┌─ RECORDS SUPPLIED

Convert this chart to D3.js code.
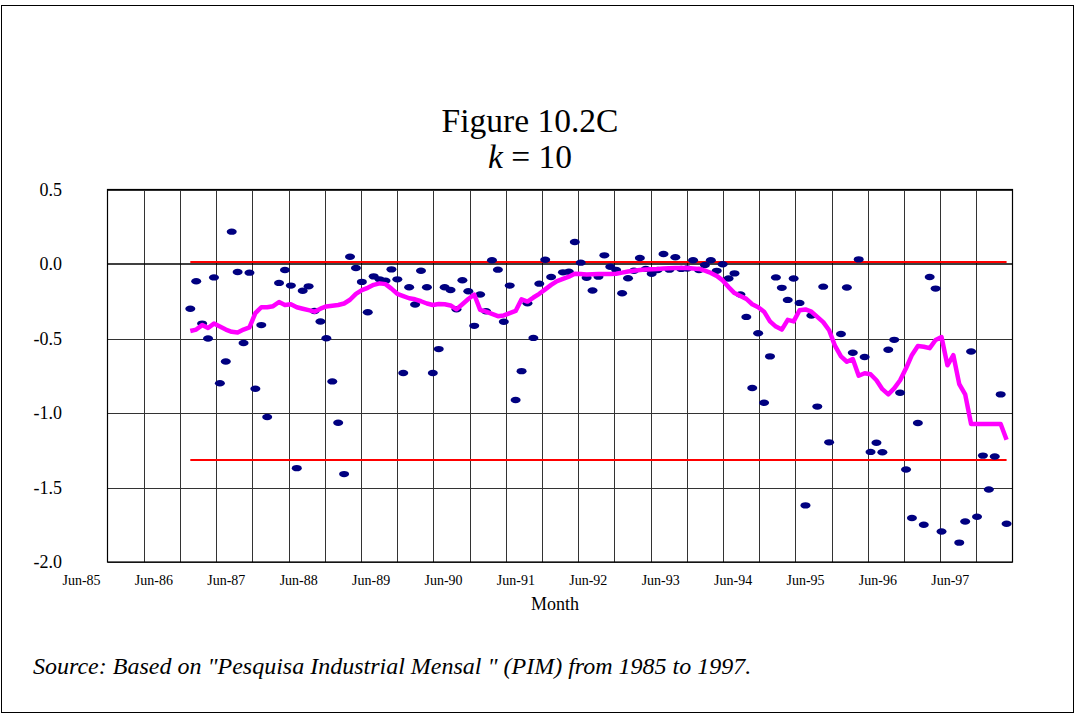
<!DOCTYPE html>
<html><head><meta charset="utf-8">
<script src="https://cdn.jsdelivr.net/npm/d3@7"></script>
<style>body{margin:0;background:#fff}svg{display:block}</style>
</head><body><svg id="c" width="1076" height="715"></svg>
<script>
// Monthly observations, Jun-86 .. Dec-97 (139 months); null = not shown
const firstMonth = "1986-06";
const pointValues = [
 -0.30,-0.116,-0.40,-0.50,-0.09,-0.80,-0.654,0.217,-0.054,-0.53,
 -0.058,-0.837,-0.41,-1.027,null,-0.127,-0.04,-0.145,-1.37,-0.18,
 -0.15,-0.315,-0.386,-0.498,-0.788,-1.065,-1.41,0.049,-0.027,-0.12,
 -0.324,-0.083,-0.103,-0.112,-0.036,-0.103,-0.732,-0.156,-0.272,-0.045,
 -0.156,-0.732,-0.571,-0.156,-0.174,-0.304,-0.109,-0.183,-0.415,-0.205,
 -0.317,0.025,-0.038,-0.388,-0.145,-0.913,-0.719,-0.263,-0.496,-0.132,
 0.029,-0.087,null,-0.056,-0.052,0.148,0.009,-0.092,-0.178,-0.085,
 0.058,-0.018,-0.04,-0.196,-0.096,-0.045,0.04,-0.033,-0.065,-0.04,
 0.067,-0.038,0.045,-0.033,-0.03,0.025,-0.04,-0.007,0.025,-0.046,
 -0.002,-0.097,-0.063,-0.204,-0.355,-0.832,-0.465,-0.931,-0.62,-0.09,
 -0.16,-0.241,-0.097,-0.261,-1.62,-0.346,-0.957,-0.152,-1.197,null,
 -0.47,-0.158,-0.596,0.031,-0.624,-1.261,-1.2,-1.263,-0.576,-0.509,
 -0.864,-1.379,-1.705,-1.067,-1.75,-0.087,-0.165,-1.795,null,null,
 -1.87,-1.728,-0.587,-1.696,-1.286,-1.513,-1.292,-0.875,-1.743
];
// Smoothed series (k = 10)
const trendValues = [
 -0.45,-0.44,-0.41,-0.43,-0.40,-0.42,-0.44,-0.455,-0.46,-0.44,
 -0.425,-0.33,-0.29,-0.29,-0.283,-0.255,-0.275,-0.27,-0.29,-0.30,
 -0.31,-0.32,-0.30,-0.285,-0.28,-0.275,-0.265,-0.24,-0.20,-0.175,
 -0.16,-0.14,-0.13,-0.135,-0.165,-0.20,-0.215,-0.23,-0.237,-0.25,
 -0.265,-0.275,-0.268,-0.27,-0.278,-0.304,-0.27,-0.235,-0.205,-0.308,
 -0.32,-0.335,-0.35,-0.345,-0.33,-0.315,-0.237,-0.252,-0.225,-0.20,
 -0.17,-0.14,-0.115,-0.10,-0.085,-0.065,-0.067,-0.071,-0.069,-0.067,
 -0.067,-0.067,-0.065,-0.058,-0.05,-0.045,-0.04,-0.037,-0.035,-0.033,
 -0.03,-0.028,-0.027,-0.027,-0.027,-0.03,-0.033,-0.045,-0.06,-0.08,
 -0.11,-0.155,-0.195,-0.215,-0.234,-0.27,-0.29,-0.32,-0.385,-0.42,
 -0.44,-0.375,-0.385,-0.31,-0.305,-0.32,-0.355,-0.39,-0.445,-0.55,
 -0.62,-0.656,-0.638,-0.75,-0.733,-0.74,-0.78,-0.84,-0.875,-0.835,
 -0.78,-0.70,-0.61,-0.55,-0.555,-0.565,-0.51,-0.49,-0.68,-0.612,
 -0.806,-0.875,-1.074,-1.074,-1.074,-1.074,-1.074,-1.074,-1.18
];
const upperLimit = 0.013;
const lowerLimit = -1.315;
const yTicks = [0.5, 0.0, -0.5, -1.0, -1.5, -2.0];
const xTickLabels = ["Jun-85","Jun-86","Jun-87","Jun-88","Jun-89","Jun-90","Jun-91",
  "Jun-92","Jun-93","Jun-94","Jun-95","Jun-96","Jun-97"];
const gridCount = 25; // vertical gridlines (half-year)

const svg = d3.select("#c");
const L = 107.5, R = 1012.5, T = 189.5, B = 562;
const serif = "'Liberation Serif','Times New Roman',serif";

svg.append("rect").attr("x",1.5).attr("y",5.5).attr("width",1072).attr("height",707)
  .attr("fill","#fff").attr("stroke","#000").attr("stroke-width",1);

const x = d3.scaleLinear().domain([-14, 139]).range([L, R]);
const y = d3.scaleLinear().domain([-2, 0.5]).range([B, T]);
const g = d3.scaleLinear().domain([0, gridCount]).range([L, R]);

// vertical gridlines
svg.append("g").selectAll("line").data(d3.range(1, gridCount)).join("line")
  .attr("x1", d => Math.round(g(d)) + 0.5).attr("x2", d => Math.round(g(d)) + 0.5)
  .attr("y1", T).attr("y2", B).attr("stroke", "#333").attr("stroke-width", 1);
// horizontal gridlines
svg.append("g").selectAll("line").data(yTicks.filter(v => v !== 0)).join("line")
  .attr("x1", L).attr("x2", R)
  .attr("y1", d => Math.round(y(d)) + 0.5).attr("y2", d => Math.round(y(d)) + 0.5)
  .attr("stroke", "#333").attr("stroke-width", 1);
// zero line
svg.append("line").attr("x1", L).attr("x2", R).attr("y1", y(0)).attr("y2", y(0))
  .attr("stroke", "#000").attr("stroke-width", 1.6);
// frame
svg.append("rect").attr("x", L).attr("y", T).attr("width", R - L).attr("height", B - T)
  .attr("fill", "none").attr("stroke", "#000").attr("stroke-width", 1.2);

// control limits
const n = pointValues.length;
[upperLimit, lowerLimit].forEach(v => {
  svg.append("line").attr("x1", x(0)).attr("x2", x(n - 1))
    .attr("y1", y(v)).attr("y2", y(v)).attr("stroke", "#ff0000").attr("stroke-width", 2);
});

// points
svg.append("g").selectAll("ellipse")
  .data(pointValues.map((v, i) => ({i, v})).filter(d => d.v !== null)).join("ellipse")
  .attr("cx", d => x(d.i)).attr("cy", d => y(d.v)).attr("rx", 5).attr("ry", 3.2)
  .attr("fill", "#000080");

// trend
svg.append("path").datum(trendValues)
  .attr("d", d3.line().x((d, i) => x(i)).y(d => y(d)))
  .attr("fill", "none").attr("stroke", "#ff00ff").attr("stroke-width", 4.5)
  .attr("stroke-linejoin", "round");

// y tick labels
svg.append("g").selectAll("text").data(yTicks).join("text")
  .attr("x", 62).attr("y", d => y(d)).attr("dy", "0.35em").attr("text-anchor", "end")
  .attr("font-family", serif).attr("font-size", 18).text(d => d.toFixed(1));

// x tick labels
svg.append("g").selectAll("text").data(xTickLabels).join("text")
  .attr("x", (d, i) => g(i * 2) - 26).attr("y", 585).attr("text-anchor", "middle")
  .attr("font-family", serif).attr("font-size", 14).text(d => d);

svg.append("text").attr("x", 555).attr("y", 610).attr("text-anchor", "middle")
  .attr("font-family", serif).attr("font-size", 18).text("Month");

// title
svg.append("text").attr("x", 530).attr("y", 132).attr("text-anchor", "middle")
  .attr("font-family", serif).attr("font-size", 33.5).text("Figure 10.2C");
const t2 = svg.append("text").attr("x", 530).attr("y", 168).attr("text-anchor", "middle")
  .attr("font-family", serif).attr("font-size", 33.5);
t2.append("tspan").attr("font-style", "italic").text("k");
t2.append("tspan").text(" = 10");

svg.append("text").attr("x", 33).attr("y", 674)
  .attr("font-family", serif).attr("font-size", 24).attr("font-style", "italic")
  .text('Source: Based on "Pesquisa Industrial Mensal " (PIM) from 1985 to 1997.');
</script></body></html>
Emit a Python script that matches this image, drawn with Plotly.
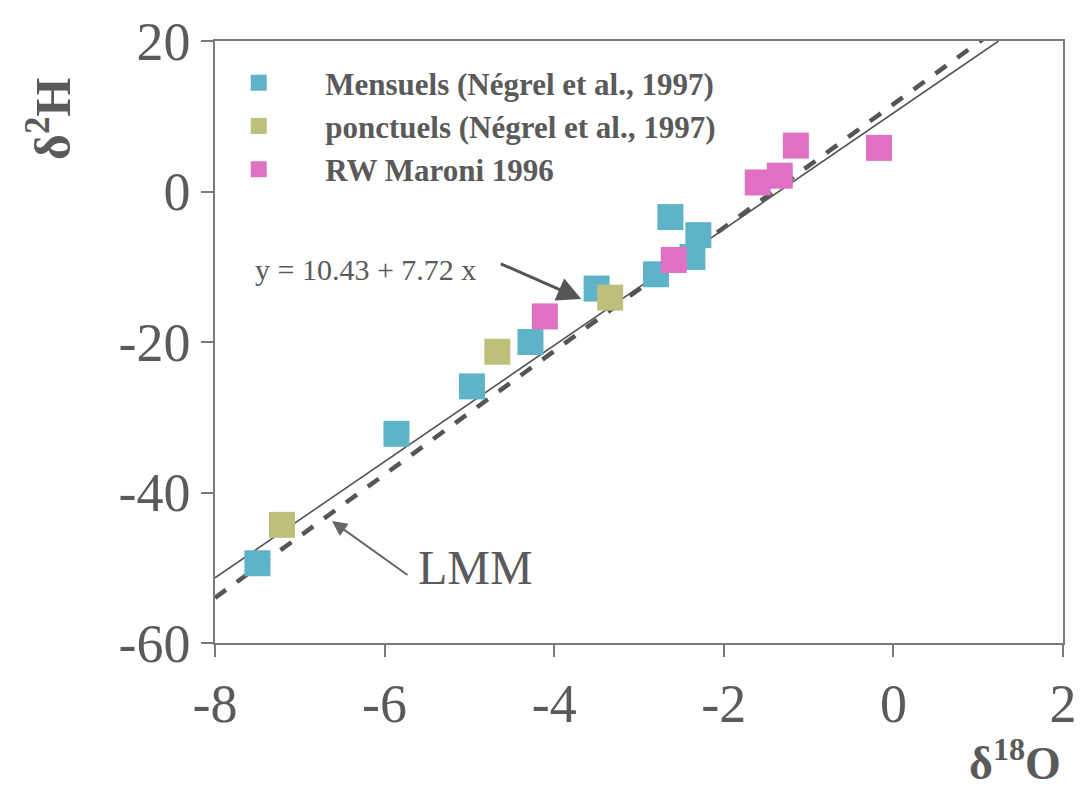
import plotly.graph_objects as go

# Data (delta18O, delta2H)
mens_x = [-7.50, -5.86, -4.97, -4.28, -3.50, -2.80, -2.63, -2.37, -2.30]
mens_y = [-49.4, -32.2, -25.9, -20.0, -12.9, -11.0, -3.4, -8.7, -5.8]

ponc_x = [-7.21, -4.67, -3.34]
ponc_y = [-44.3, -21.3, -14.1]

maroni_x = [-4.11, -2.59, -1.60, -1.34, -1.15, -0.17]
maroni_y = [-16.6, -9.1, 1.2, 2.1, 6.1, 5.8]

# regression line y = 10.43 + 7.72 x
reg_a, reg_b = 10.43, 7.72
reg_x = [-8.0, 1.24]
# local meteoric line (LMM), estimated
lmm_a, lmm_b = 11.6, 8.2
lmm_x = [-8.0, 1.26]

x_ticks = [-8, -6, -4, -2, 0, 2]
y_ticks = [-60, -40, -20, 0, 20]

FONT = "Liberation Serif"
GREY = "#5a5a5a"
AX = "#7a7a7a"
PAD = "\u2003\u2002"

fig = go.Figure()

fig.add_trace(go.Scatter(
    x=reg_x, y=[reg_a + reg_b * v for v in reg_x], mode="lines",
    line=dict(color="#555555", width=1.6), showlegend=False, hoverinfo="skip"))
fig.add_trace(go.Scatter(
    x=lmm_x, y=[lmm_a + lmm_b * v for v in lmm_x], mode="lines",
    line=dict(color="#555555", width=4.5, dash="dash"), showlegend=False, hoverinfo="skip"))

fig.add_trace(go.Scatter(
    x=mens_x, y=mens_y, mode="markers", name=PAD + "Mensuels (Négrel et al., 1997)",
    legendgroup="a",
    marker=dict(symbol="square", size=26, color="#5fb3c9")))
fig.add_trace(go.Scatter(
    x=ponc_x, y=ponc_y, mode="markers", name=PAD + "ponctuels (Négrel et al., 1997)",
    legendgroup="b",
    marker=dict(symbol="square", size=26, color="#bcc07c")))
fig.add_trace(go.Scatter(
    x=maroni_x, y=maroni_y, mode="markers", name=PAD + "RW Maroni 1996",
    legendgroup="c",
    marker=dict(symbol="square", size=26, color="#e070c2")))

axis_common = dict(
    showgrid=False, zeroline=False, showline=True, linecolor=AX, linewidth=1.5,
    mirror=True, ticks="outside", ticklen=12, tickcolor=AX, tickwidth=1.5,
    tickfont=dict(family=FONT, size=54, color=GREY),
)

fig.update_xaxes(range=[-8, 2], tickvals=x_ticks, ticktext=[str(v) for v in x_ticks],
                 **axis_common)
fig.update_yaxes(range=[-60, 20], tickvals=y_ticks, ticktext=[str(v) for v in y_ticks],
                 **axis_common)

fig.update_layout(
    width=1089, height=798,
    margin=dict(l=215, r=14, t=38, b=155),
    plot_bgcolor="white", paper_bgcolor="white",
    legend=dict(
        x=0.028, y=0.975, xanchor="left", yanchor="top",
        font=dict(family=FONT, size=31, color=GREY, weight="bold"),
        bgcolor="rgba(0,0,0,0)", tracegroupgap=0, traceorder="grouped",
    ),
    annotations=[
        dict(xref="paper", yref="paper", x=-0.195, y=0.87, xanchor="center",
             yanchor="middle", text="δ<sup>2</sup>H",
             textangle=-90, showarrow=False,
             font=dict(family=FONT, size=50, color=GREY, weight="bold")),
        dict(xref="paper", yref="paper", x=1.0, y=-0.246, xanchor="right", yanchor="bottom",
             text="δ<sup>18</sup>O", showarrow=False,
             font=dict(family=FONT, size=46, color=GREY, weight="bold")),
        dict(x=-6.22, y=-10.4, text="y = 10.43 + 7.72 x", showarrow=False,
             font=dict(family=FONT, size=30, color=GREY)),
        dict(x=-3.68, y=-14.3, ax=-82, ay=-36, text="", showarrow=True,
             arrowhead=2, arrowsize=1.6, arrowwidth=3, arrowcolor="#555555"),
        dict(x=-4.93, y=-50.0, text="LMM", showarrow=False,
             font=dict(family=FONT, size=48, color=GREY)),
        dict(x=-6.62, y=-43.8, ax=77, ay=55, text="", showarrow=True,
             arrowhead=2, arrowsize=1.5, arrowwidth=2, arrowcolor="#666666"),
    ],
)

fig.write_html("out.html")
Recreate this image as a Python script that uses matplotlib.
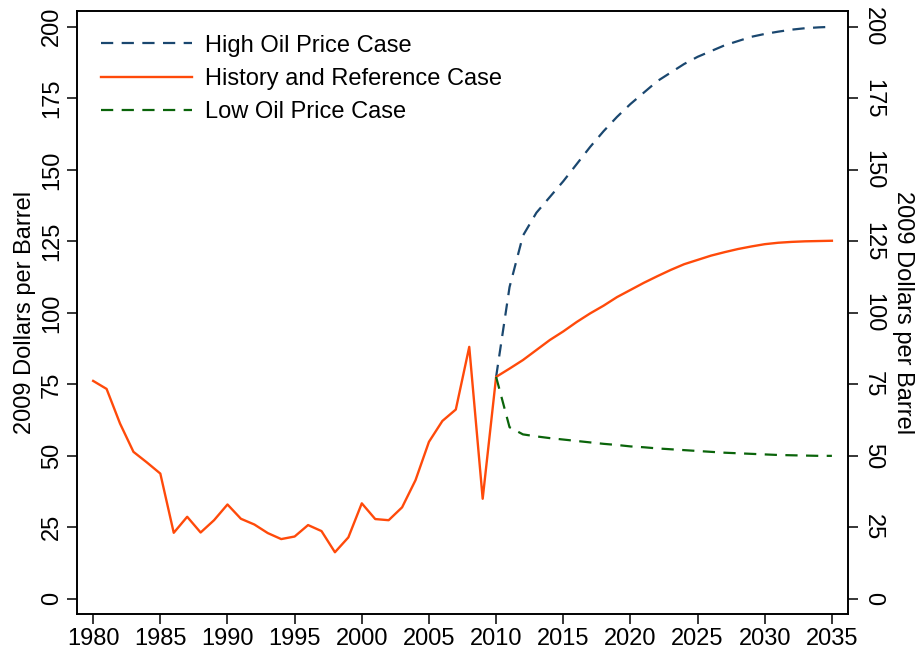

└─

Reproduce the entries exactly, from the line with "Emit a Python" to the line with "maroni_y = [-16.6, -9.1, 1.2, 2.1, 6.1, 5.8]", both lines included, keeping no pictures.

REPLY TO THE EXERCISE –
Emit a Python script that matches this image, drawn with Plotly.
import plotly.graph_objects as go

# Data (delta18O, delta2H)
mens_x = [-7.50, -5.86, -4.97, -4.28, -3.50, -2.80, -2.63, -2.37, -2.30]
mens_y = [-49.4, -32.2, -25.9, -20.0, -12.9, -11.0, -3.4, -8.7, -5.8]

ponc_x = [-7.21, -4.67, -3.34]
ponc_y = [-44.3, -21.3, -14.1]

maroni_x = [-4.11, -2.59, -1.60, -1.34, -1.15, -0.17]
maroni_y = [-16.6, -9.1, 1.2, 2.1, 6.1, 5.8]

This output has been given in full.